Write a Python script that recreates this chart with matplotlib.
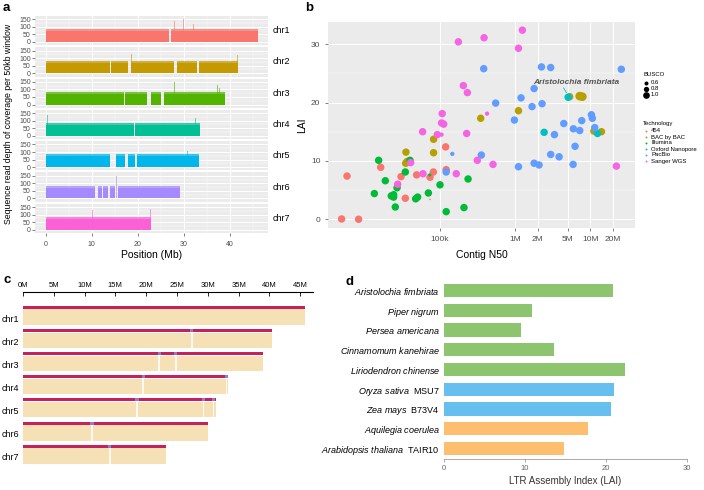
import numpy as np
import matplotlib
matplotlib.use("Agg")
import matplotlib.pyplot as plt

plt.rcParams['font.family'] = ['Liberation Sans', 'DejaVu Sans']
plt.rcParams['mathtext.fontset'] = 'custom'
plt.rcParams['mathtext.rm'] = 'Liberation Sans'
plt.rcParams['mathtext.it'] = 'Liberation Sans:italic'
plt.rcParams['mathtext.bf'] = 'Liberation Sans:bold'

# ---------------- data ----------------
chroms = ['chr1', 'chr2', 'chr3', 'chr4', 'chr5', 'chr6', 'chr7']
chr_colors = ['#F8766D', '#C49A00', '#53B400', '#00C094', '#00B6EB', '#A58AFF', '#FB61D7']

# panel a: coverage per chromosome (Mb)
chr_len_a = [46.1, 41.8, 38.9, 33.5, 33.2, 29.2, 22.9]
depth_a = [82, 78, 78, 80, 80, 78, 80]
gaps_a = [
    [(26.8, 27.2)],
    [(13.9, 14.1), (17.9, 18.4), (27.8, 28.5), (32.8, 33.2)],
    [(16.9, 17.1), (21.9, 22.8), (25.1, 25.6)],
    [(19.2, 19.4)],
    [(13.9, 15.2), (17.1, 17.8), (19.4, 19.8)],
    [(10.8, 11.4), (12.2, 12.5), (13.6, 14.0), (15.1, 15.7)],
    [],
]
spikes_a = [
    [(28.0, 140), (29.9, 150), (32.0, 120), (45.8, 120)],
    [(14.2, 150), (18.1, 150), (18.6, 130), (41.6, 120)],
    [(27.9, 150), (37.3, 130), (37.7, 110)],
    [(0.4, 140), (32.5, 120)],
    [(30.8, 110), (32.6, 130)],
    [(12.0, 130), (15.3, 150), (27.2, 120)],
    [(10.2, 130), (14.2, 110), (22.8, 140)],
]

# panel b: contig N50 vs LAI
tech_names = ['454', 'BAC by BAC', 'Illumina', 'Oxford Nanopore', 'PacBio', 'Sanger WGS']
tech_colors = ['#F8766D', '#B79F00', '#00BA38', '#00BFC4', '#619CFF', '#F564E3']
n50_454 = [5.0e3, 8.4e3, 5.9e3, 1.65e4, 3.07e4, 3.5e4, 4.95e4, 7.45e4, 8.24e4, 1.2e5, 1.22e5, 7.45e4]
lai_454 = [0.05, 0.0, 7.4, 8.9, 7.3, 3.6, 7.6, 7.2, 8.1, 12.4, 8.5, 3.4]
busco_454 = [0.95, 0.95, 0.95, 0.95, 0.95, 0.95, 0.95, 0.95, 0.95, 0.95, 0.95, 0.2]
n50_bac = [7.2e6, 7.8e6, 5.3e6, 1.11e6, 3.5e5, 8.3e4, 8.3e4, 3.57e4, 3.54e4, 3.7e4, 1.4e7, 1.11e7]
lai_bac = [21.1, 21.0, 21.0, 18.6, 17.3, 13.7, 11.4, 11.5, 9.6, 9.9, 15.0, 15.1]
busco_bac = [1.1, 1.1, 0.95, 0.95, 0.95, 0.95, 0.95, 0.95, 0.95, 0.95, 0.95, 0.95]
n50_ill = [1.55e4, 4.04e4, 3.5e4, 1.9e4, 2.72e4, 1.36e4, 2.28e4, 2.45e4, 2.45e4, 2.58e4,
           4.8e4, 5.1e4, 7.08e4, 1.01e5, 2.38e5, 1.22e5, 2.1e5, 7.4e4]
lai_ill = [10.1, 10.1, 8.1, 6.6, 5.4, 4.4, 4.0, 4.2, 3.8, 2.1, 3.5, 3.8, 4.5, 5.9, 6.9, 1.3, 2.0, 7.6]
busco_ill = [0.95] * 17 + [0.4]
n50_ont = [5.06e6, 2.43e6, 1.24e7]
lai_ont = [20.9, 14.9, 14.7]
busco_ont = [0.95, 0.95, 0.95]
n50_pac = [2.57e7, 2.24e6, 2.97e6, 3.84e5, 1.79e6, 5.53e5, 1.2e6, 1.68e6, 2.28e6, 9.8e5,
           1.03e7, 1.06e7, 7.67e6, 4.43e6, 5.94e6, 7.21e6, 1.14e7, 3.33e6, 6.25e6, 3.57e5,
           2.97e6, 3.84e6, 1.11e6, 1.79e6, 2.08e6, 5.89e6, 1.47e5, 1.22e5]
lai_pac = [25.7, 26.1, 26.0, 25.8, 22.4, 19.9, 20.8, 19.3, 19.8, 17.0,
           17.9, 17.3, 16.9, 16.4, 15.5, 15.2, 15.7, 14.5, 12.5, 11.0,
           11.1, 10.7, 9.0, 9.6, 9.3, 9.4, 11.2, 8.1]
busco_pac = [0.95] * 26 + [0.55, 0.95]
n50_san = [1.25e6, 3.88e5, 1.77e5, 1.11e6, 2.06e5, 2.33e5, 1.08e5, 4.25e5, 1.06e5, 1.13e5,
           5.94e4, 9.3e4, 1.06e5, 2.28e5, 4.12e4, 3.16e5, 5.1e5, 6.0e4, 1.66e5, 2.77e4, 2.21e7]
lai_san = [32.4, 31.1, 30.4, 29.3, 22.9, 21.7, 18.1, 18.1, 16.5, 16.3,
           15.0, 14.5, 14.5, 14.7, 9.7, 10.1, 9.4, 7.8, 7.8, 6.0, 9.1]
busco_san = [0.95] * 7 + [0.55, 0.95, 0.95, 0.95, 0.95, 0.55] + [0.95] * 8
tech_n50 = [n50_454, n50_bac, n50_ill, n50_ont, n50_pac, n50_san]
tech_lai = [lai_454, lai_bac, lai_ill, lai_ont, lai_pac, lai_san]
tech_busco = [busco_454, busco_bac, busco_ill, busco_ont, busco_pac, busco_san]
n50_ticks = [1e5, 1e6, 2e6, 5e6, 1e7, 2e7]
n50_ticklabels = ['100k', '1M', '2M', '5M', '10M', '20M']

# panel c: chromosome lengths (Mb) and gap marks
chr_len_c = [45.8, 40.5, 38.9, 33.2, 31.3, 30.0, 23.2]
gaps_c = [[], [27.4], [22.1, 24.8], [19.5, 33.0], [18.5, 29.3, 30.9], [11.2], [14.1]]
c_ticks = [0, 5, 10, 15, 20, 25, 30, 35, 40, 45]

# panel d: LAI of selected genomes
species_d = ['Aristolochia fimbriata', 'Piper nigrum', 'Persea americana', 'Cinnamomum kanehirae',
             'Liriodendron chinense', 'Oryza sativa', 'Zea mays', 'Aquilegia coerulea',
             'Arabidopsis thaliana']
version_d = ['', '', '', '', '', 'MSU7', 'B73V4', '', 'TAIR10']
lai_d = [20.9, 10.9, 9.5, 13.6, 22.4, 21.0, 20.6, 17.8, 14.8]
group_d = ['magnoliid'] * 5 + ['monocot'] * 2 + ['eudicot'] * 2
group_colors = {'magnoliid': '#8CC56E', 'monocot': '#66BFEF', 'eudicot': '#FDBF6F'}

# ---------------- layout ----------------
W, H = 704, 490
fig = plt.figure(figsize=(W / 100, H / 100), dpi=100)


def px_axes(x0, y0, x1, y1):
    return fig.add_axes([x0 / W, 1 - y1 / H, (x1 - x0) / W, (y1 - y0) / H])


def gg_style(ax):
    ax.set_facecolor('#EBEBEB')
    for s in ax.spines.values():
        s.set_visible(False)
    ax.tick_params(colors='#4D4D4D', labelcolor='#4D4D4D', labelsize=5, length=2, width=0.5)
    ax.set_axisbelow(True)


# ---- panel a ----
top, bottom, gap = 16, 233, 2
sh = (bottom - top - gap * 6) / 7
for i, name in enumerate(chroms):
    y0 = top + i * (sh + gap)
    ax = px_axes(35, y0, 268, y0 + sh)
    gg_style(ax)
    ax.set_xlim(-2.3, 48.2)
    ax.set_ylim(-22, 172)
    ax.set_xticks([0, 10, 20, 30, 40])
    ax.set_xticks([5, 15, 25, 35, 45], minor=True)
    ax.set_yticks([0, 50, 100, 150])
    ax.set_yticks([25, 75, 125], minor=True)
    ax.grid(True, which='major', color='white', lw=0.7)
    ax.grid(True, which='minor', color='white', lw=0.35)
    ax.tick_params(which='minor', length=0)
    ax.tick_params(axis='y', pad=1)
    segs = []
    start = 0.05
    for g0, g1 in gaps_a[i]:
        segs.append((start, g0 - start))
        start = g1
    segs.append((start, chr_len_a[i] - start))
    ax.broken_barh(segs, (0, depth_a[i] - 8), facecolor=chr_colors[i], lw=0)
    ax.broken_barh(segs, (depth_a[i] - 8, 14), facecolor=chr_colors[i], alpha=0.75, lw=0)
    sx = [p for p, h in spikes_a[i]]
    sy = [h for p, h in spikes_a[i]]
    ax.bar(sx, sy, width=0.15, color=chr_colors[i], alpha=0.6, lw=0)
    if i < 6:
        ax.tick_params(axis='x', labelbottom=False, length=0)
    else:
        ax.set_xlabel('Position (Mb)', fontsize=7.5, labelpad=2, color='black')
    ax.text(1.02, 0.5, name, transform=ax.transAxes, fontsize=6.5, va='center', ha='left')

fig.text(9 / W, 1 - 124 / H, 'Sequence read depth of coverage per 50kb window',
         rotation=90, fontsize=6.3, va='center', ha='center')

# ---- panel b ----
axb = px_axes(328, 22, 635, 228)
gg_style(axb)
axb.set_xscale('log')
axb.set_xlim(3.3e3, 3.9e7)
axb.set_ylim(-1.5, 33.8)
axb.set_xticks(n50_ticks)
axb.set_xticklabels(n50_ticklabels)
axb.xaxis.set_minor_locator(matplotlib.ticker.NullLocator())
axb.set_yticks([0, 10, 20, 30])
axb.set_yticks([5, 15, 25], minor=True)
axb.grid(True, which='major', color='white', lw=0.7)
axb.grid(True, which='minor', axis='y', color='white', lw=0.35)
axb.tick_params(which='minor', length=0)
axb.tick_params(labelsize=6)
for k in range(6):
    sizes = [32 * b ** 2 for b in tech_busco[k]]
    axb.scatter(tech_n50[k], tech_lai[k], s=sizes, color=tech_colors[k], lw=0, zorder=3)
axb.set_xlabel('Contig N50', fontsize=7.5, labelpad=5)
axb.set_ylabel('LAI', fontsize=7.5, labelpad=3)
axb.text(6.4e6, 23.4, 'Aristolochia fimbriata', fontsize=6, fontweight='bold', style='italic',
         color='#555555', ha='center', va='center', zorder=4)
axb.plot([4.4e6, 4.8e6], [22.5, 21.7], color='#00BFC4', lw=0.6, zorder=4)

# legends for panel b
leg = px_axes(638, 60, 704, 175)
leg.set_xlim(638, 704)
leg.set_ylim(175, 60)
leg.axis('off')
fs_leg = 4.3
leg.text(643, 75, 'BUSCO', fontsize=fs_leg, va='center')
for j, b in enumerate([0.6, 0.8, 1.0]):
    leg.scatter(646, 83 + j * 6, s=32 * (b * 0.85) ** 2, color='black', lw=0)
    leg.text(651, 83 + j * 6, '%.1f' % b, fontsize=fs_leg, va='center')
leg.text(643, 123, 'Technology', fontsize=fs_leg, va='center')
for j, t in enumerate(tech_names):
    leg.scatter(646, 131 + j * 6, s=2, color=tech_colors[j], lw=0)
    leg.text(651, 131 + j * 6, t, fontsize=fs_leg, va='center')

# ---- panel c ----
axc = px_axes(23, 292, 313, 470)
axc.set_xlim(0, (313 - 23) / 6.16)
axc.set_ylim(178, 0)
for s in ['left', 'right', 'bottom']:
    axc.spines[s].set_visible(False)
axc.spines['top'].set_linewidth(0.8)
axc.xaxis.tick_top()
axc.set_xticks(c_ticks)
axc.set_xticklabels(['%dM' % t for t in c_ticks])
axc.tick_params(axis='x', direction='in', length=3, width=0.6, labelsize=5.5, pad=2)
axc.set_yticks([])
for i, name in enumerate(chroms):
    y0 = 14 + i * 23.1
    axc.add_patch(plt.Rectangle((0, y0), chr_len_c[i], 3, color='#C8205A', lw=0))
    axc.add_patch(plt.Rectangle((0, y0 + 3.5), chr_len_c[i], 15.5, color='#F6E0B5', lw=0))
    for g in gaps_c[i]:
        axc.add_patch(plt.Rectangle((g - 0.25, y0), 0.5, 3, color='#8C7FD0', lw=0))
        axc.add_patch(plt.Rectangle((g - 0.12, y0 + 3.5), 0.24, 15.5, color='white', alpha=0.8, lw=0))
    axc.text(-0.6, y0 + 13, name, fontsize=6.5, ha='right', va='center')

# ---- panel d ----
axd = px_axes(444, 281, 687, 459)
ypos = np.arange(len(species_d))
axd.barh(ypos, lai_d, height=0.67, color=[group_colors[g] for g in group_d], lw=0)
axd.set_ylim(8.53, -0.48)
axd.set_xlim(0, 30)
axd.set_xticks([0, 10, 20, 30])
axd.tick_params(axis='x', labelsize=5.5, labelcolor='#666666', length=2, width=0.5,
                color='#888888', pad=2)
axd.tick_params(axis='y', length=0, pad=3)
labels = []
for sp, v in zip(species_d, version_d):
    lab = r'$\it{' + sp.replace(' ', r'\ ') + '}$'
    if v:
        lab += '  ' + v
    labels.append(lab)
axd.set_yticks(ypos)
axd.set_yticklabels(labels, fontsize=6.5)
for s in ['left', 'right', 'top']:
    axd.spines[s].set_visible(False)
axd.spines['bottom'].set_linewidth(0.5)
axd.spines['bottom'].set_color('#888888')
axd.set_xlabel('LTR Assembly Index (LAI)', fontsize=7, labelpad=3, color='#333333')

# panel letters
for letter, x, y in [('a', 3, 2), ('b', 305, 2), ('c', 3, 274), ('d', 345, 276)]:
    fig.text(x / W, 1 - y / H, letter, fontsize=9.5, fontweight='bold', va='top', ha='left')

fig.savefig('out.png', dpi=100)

** Task requirements **
Could the lines from the top of the material through the line with "plt.rcParams['mathtext.bf'] = 'Liberation" be repeated exactly, pictures left out?

** Solution for this task **
Write a Python script that recreates this chart with matplotlib.
import numpy as np
import matplotlib
matplotlib.use("Agg")
import matplotlib.pyplot as plt

plt.rcParams['font.family'] = ['Liberation Sans', 'DejaVu Sans']
plt.rcParams['mathtext.fontset'] = 'custom'
plt.rcParams['mathtext.rm'] = 'Liberation Sans'
plt.rcParams['mathtext.it'] = 'Liberation Sans:italic'
plt.rcParams['mathtext.bf'] = 'Liberation Sans:bold'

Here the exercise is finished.